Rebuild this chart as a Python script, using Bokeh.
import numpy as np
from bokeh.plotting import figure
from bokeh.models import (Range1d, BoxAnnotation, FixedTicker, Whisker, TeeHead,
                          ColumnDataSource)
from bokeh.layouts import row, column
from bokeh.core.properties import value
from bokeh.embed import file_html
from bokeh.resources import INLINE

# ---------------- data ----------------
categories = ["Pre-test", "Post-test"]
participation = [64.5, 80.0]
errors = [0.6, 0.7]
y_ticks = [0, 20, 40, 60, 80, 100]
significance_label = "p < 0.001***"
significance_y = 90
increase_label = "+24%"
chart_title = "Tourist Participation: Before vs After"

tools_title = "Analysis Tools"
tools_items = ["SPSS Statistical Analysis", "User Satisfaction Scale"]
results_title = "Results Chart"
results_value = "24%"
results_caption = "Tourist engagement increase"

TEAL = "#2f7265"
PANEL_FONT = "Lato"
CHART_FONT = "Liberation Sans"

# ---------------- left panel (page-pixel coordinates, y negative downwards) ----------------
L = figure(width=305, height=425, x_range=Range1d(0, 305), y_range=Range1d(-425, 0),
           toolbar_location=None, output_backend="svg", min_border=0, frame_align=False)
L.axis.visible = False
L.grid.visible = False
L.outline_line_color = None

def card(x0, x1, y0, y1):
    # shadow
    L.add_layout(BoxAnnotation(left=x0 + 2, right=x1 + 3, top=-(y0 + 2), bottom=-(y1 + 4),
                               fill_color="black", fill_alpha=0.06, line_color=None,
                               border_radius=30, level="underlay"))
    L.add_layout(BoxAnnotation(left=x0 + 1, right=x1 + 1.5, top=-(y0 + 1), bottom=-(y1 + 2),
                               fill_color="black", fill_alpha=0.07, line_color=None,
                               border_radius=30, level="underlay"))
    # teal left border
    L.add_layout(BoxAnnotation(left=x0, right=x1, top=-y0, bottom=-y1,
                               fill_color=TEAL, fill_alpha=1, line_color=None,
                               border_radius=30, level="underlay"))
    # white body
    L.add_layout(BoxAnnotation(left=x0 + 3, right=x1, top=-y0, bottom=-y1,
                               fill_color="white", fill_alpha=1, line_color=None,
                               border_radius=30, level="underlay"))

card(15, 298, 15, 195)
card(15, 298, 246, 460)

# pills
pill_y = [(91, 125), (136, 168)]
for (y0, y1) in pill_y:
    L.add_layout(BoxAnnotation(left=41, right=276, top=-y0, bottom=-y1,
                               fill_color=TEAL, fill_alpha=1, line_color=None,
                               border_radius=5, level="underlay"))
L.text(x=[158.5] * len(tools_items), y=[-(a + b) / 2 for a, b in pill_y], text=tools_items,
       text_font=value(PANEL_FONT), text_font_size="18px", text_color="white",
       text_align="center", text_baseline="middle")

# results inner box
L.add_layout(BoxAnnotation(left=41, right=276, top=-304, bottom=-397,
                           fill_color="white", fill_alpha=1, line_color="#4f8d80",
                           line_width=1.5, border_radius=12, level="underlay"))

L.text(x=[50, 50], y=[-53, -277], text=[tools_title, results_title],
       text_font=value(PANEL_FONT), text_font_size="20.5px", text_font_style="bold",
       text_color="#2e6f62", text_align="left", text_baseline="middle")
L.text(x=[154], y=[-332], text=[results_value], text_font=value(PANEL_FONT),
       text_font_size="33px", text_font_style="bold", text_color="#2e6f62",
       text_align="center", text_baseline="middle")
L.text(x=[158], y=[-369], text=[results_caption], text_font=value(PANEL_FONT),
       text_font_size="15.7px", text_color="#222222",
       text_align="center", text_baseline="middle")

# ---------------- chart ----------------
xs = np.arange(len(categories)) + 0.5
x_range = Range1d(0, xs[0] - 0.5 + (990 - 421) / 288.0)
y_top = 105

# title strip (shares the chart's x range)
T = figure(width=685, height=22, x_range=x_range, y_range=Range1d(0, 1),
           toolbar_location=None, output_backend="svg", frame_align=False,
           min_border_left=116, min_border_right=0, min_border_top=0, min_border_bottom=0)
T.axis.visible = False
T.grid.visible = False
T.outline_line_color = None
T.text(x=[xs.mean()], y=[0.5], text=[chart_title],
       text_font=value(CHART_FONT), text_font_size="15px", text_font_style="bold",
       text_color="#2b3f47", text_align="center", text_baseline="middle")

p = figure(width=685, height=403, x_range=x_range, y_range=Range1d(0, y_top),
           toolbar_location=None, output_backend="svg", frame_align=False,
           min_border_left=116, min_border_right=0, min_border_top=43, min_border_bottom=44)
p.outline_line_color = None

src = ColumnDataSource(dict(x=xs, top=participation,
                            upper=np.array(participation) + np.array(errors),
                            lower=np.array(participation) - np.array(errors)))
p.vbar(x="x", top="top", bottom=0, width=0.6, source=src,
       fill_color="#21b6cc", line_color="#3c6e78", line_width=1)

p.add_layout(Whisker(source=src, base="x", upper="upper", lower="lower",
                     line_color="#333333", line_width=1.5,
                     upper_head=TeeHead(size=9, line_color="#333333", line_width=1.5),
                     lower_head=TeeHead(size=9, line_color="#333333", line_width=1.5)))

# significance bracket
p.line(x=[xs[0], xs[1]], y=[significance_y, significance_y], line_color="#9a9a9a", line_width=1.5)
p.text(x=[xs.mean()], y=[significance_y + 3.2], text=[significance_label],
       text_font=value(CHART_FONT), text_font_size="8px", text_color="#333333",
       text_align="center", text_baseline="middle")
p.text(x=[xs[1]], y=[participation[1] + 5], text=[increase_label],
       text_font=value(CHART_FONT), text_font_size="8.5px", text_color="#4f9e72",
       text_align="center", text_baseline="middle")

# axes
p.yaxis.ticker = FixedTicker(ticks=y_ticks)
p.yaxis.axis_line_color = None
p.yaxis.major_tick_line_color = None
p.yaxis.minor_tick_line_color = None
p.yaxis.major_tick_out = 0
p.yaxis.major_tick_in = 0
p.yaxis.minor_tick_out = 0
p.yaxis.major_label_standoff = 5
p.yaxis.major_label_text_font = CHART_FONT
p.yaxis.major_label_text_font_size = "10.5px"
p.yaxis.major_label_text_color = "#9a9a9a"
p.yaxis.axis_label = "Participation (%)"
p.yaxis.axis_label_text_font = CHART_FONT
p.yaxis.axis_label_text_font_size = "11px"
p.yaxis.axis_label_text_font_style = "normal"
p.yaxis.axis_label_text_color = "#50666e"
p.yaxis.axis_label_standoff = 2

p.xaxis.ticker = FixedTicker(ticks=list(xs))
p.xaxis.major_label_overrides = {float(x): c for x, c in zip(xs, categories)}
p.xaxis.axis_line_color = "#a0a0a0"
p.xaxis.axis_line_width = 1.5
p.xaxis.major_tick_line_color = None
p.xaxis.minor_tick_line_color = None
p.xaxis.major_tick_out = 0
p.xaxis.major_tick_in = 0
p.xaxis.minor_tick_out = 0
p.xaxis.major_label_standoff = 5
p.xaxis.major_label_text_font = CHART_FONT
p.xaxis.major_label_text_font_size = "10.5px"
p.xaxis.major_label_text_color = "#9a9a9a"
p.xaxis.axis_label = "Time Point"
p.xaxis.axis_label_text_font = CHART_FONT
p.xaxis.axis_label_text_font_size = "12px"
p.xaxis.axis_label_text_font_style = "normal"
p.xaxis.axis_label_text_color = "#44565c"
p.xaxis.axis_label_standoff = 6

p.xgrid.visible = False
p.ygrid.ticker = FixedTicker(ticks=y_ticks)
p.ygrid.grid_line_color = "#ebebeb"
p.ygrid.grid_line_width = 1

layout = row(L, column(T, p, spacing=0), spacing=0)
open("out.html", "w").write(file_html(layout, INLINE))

_____

Written problem |
Restate the listing exactly, starting at its first line and ending at the line where "from bokeh.resources import INLINE" occurs; include both and no other lines.

The response |
Rebuild this chart as a Python script, using Bokeh.
import numpy as np
from bokeh.plotting import figure
from bokeh.models import (Range1d, BoxAnnotation, FixedTicker, Whisker, TeeHead,
                          ColumnDataSource)
from bokeh.layouts import row, column
from bokeh.core.properties import value
from bokeh.embed import file_html
from bokeh.resources import INLINE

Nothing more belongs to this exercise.